When doing research, investigating practices in depth and at length in the tradition of ethnography in order to find interpretations of complex lived realities, the results we find may not always come from the questions we initially asked ourselves. The research process often starts from a focus point which emanates from the gaze of the researcher. Even though the research might not be aimed at finding evidence for a hypothesis but is instead rather qualitatively oriented around open ended themes or points of interest, the fact that a researcher tries to take this open holistic approach might result in what is often referred to as serendipity. Serendipity is the phenomenon of unintended findings (Kennedy, Whitehead & Ferdinand-James, 2022). One of the unintended findings of my own research project into artist-teachers and democratic pedagogy was my growing awareness of the relevance of place and space in order to understand pedagogical realities.
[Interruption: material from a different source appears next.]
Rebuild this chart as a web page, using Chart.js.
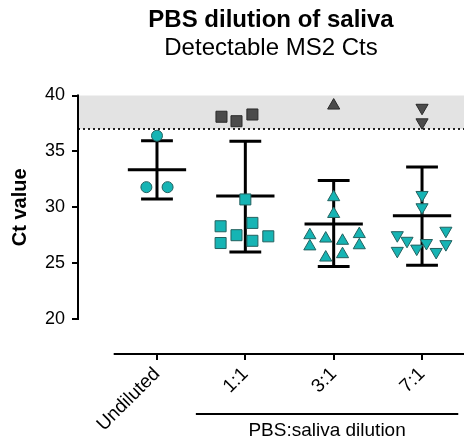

My own research findings illuminated the fact for me, as an artist-educator-researcher, that thinking about pedagogical practices always involves a spatial perspective and that space is never neutral. Since investigating pedagogical spaces was not my intention when I started my research, I registered the findings as incidental discoveries. I addressed the spatial aspects briefly in my thesis (Hoekstra, 2018), knowing that I had unintentionally discovered a path I had not yet walked, but that might lead me to wonderful new territories if I were able to take up researching again.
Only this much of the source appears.